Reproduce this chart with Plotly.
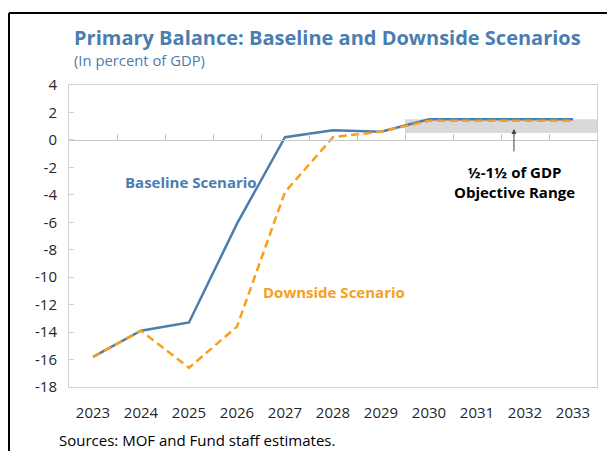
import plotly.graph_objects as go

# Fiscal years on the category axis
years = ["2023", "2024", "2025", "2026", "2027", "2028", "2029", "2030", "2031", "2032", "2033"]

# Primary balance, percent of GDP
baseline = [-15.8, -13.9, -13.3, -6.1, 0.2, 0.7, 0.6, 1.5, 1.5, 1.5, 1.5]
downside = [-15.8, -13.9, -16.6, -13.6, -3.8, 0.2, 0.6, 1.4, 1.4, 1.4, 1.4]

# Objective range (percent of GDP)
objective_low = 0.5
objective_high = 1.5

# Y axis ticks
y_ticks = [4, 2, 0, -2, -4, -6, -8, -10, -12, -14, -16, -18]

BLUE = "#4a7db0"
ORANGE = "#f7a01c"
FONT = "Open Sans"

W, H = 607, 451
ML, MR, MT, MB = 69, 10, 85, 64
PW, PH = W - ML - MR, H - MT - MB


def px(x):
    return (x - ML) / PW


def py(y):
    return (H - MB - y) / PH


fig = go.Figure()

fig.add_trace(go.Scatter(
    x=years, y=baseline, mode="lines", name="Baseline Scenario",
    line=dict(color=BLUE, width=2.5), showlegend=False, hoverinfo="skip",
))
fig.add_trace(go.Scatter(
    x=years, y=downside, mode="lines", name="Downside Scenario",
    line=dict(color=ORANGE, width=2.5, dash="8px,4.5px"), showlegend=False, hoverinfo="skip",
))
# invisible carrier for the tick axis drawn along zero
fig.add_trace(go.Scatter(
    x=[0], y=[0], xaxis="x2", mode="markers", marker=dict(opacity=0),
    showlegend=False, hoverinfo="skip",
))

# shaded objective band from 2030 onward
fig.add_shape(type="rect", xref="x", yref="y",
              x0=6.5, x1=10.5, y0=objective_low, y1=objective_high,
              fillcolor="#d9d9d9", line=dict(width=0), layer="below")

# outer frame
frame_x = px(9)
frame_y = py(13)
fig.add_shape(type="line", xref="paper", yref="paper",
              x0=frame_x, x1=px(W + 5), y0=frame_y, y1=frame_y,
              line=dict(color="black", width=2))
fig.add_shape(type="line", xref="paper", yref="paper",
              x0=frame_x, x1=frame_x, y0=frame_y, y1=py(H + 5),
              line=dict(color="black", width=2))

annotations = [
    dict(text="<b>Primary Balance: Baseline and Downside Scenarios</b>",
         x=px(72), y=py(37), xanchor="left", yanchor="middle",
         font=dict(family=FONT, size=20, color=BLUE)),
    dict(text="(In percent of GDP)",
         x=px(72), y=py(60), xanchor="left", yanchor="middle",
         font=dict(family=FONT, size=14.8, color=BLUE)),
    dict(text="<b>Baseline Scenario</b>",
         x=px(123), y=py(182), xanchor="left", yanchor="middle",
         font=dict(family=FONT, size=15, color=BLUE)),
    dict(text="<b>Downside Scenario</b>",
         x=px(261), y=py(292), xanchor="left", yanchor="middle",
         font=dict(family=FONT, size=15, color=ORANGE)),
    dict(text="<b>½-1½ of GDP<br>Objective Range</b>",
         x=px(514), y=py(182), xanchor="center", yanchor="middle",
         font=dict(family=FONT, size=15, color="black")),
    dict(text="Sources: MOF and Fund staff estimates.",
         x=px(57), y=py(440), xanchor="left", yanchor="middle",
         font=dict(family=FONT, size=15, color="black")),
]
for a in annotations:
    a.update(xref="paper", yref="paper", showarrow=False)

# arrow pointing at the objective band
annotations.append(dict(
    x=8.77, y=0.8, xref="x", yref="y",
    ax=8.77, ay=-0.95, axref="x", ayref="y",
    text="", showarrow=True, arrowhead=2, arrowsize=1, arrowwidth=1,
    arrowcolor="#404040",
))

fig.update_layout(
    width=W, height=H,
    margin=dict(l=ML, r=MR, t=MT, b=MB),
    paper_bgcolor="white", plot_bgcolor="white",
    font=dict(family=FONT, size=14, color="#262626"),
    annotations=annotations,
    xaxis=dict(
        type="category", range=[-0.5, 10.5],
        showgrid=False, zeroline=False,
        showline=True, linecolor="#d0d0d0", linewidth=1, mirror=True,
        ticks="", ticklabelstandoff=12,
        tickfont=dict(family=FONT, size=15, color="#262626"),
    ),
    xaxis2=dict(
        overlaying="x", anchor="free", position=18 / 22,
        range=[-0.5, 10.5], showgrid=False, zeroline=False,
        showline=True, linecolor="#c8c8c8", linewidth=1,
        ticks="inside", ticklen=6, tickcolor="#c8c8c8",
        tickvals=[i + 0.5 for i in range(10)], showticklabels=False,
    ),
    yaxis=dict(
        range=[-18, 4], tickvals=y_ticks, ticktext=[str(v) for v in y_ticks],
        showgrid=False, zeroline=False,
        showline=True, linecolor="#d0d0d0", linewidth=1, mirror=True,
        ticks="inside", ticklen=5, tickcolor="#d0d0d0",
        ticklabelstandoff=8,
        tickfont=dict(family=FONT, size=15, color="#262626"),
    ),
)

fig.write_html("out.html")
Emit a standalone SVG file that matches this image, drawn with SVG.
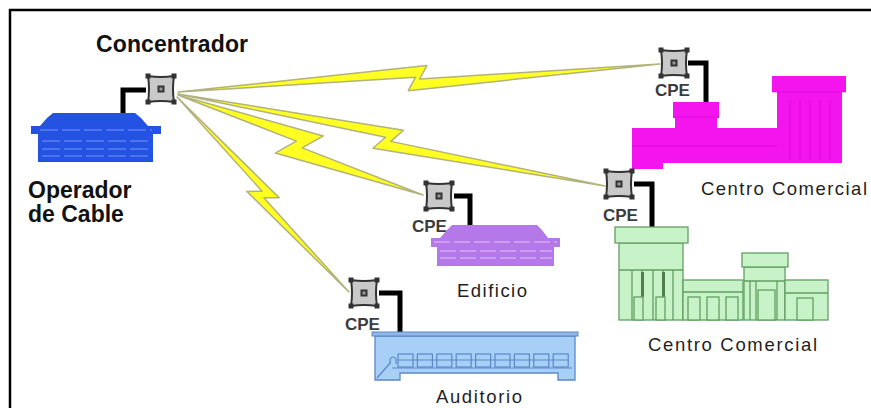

-*-*-

Problem details:
Repeat the material above in full and exactly, apart from the pictures.

Solution:
Reproduce this chart with Plotly.
import plotly.graph_objects as go

# Fiscal years on the category axis
years = ["2023", "2024", "2025", "2026", "2027", "2028", "2029", "2030", "2031", "2032", "2033"]

# Primary balance, percent of GDP
baseline = [-15.8, -13.9, -13.3, -6.1, 0.2, 0.7, 0.6, 1.5, 1.5, 1.5, 1.5]
downside = [-15.8, -13.9, -16.6, -13.6, -3.8, 0.2, 0.6, 1.4, 1.4, 1.4, 1.4]

# Objective range (percent of GDP)
objective_low = 0.5
objective_high = 1.5

# Y axis ticks
y_ticks = [4, 2, 0, -2, -4, -6, -8, -10, -12, -14, -16, -18]

BLUE = "#4a7db0"
ORANGE = "#f7a01c"
FONT = "Open Sans"

W, H = 607, 451
ML, MR, MT, MB = 69, 10, 85, 64
PW, PH = W - ML - MR, H - MT - MB


def px(x):
    return (x - ML) / PW


def py(y):
    return (H - MB - y) / PH


fig = go.Figure()

fig.add_trace(go.Scatter(
    x=years, y=baseline, mode="lines", name="Baseline Scenario",
    line=dict(color=BLUE, width=2.5), showlegend=False, hoverinfo="skip",
))
fig.add_trace(go.Scatter(
    x=years, y=downside, mode="lines", name="Downside Scenario",
    line=dict(color=ORANGE, width=2.5, dash="8px,4.5px"), showlegend=False, hoverinfo="skip",
))
# invisible carrier for the tick axis drawn along zero
fig.add_trace(go.Scatter(
    x=[0], y=[0], xaxis="x2", mode="markers", marker=dict(opacity=0),
    showlegend=False, hoverinfo="skip",
))

# shaded objective band from 2030 onward
fig.add_shape(type="rect", xref="x", yref="y",
              x0=6.5, x1=10.5, y0=objective_low, y1=objective_high,
              fillcolor="#d9d9d9", line=dict(width=0), layer="below")

# outer frame
frame_x = px(9)
frame_y = py(13)
fig.add_shape(type="line", xref="paper", yref="paper",
              x0=frame_x, x1=px(W + 5), y0=frame_y, y1=frame_y,
              line=dict(color="black", width=2))
fig.add_shape(type="line", xref="paper", yref="paper",
              x0=frame_x, x1=frame_x, y0=frame_y, y1=py(H + 5),
              line=dict(color="black", width=2))

annotations = [
    dict(text="<b>Primary Balance: Baseline and Downside Scenarios</b>",
         x=px(72), y=py(37), xanchor="left", yanchor="middle",
         font=dict(family=FONT, size=20, color=BLUE)),
    dict(text="(In percent of GDP)",
         x=px(72), y=py(60), xanchor="left", yanchor="middle",
         font=dict(family=FONT, size=14.8, color=BLUE)),
    dict(text="<b>Baseline Scenario</b>",
         x=px(123), y=py(182), xanchor="left", yanchor="middle",
         font=dict(family=FONT, size=15, color=BLUE)),
    dict(text="<b>Downside Scenario</b>",
         x=px(261), y=py(292), xanchor="left", yanchor="middle",
         font=dict(family=FONT, size=15, color=ORANGE)),
    dict(text="<b>½-1½ of GDP<br>Objective Range</b>",
         x=px(514), y=py(182), xanchor="center", yanchor="middle",
         font=dict(family=FONT, size=15, color="black")),
    dict(text="Sources: MOF and Fund staff estimates.",
         x=px(57), y=py(440), xanchor="left", yanchor="middle",
         font=dict(family=FONT, size=15, color="black")),
]
for a in annotations:
    a.update(xref="paper", yref="paper", showarrow=False)

# arrow pointing at the objective band
annotations.append(dict(
    x=8.77, y=0.8, xref="x", yref="y",
    ax=8.77, ay=-0.95, axref="x", ayref="y",
    text="", showarrow=True, arrowhead=2, arrowsize=1, arrowwidth=1,
    arrowcolor="#404040",
))

fig.update_layout(
    width=W, height=H,
    margin=dict(l=ML, r=MR, t=MT, b=MB),
    paper_bgcolor="white", plot_bgcolor="white",
    font=dict(family=FONT, size=14, color="#262626"),
    annotations=annotations,
    xaxis=dict(
        type="category", range=[-0.5, 10.5],
        showgrid=False, zeroline=False,
        showline=True, linecolor="#d0d0d0", linewidth=1, mirror=True,
        ticks="", ticklabelstandoff=12,
        tickfont=dict(family=FONT, size=15, color="#262626"),
    ),
    xaxis2=dict(
        overlaying="x", anchor="free", position=18 / 22,
        range=[-0.5, 10.5], showgrid=False, zeroline=False,
        showline=True, linecolor="#c8c8c8", linewidth=1,
        ticks="inside", ticklen=6, tickcolor="#c8c8c8",
        tickvals=[i + 0.5 for i in range(10)], showticklabels=False,
    ),
    yaxis=dict(
        range=[-18, 4], tickvals=y_ticks, ticktext=[str(v) for v in y_ticks],
        showgrid=False, zeroline=False,
        showline=True, linecolor="#d0d0d0", linewidth=1, mirror=True,
        ticks="inside", ticklen=5, tickcolor="#d0d0d0",
        ticklabelstandoff=8,
        tickfont=dict(family=FONT, size=15, color="#262626"),
    ),
)

fig.write_html("out.html")
Emit a standalone SVG file that matches this image, drawn with SVG.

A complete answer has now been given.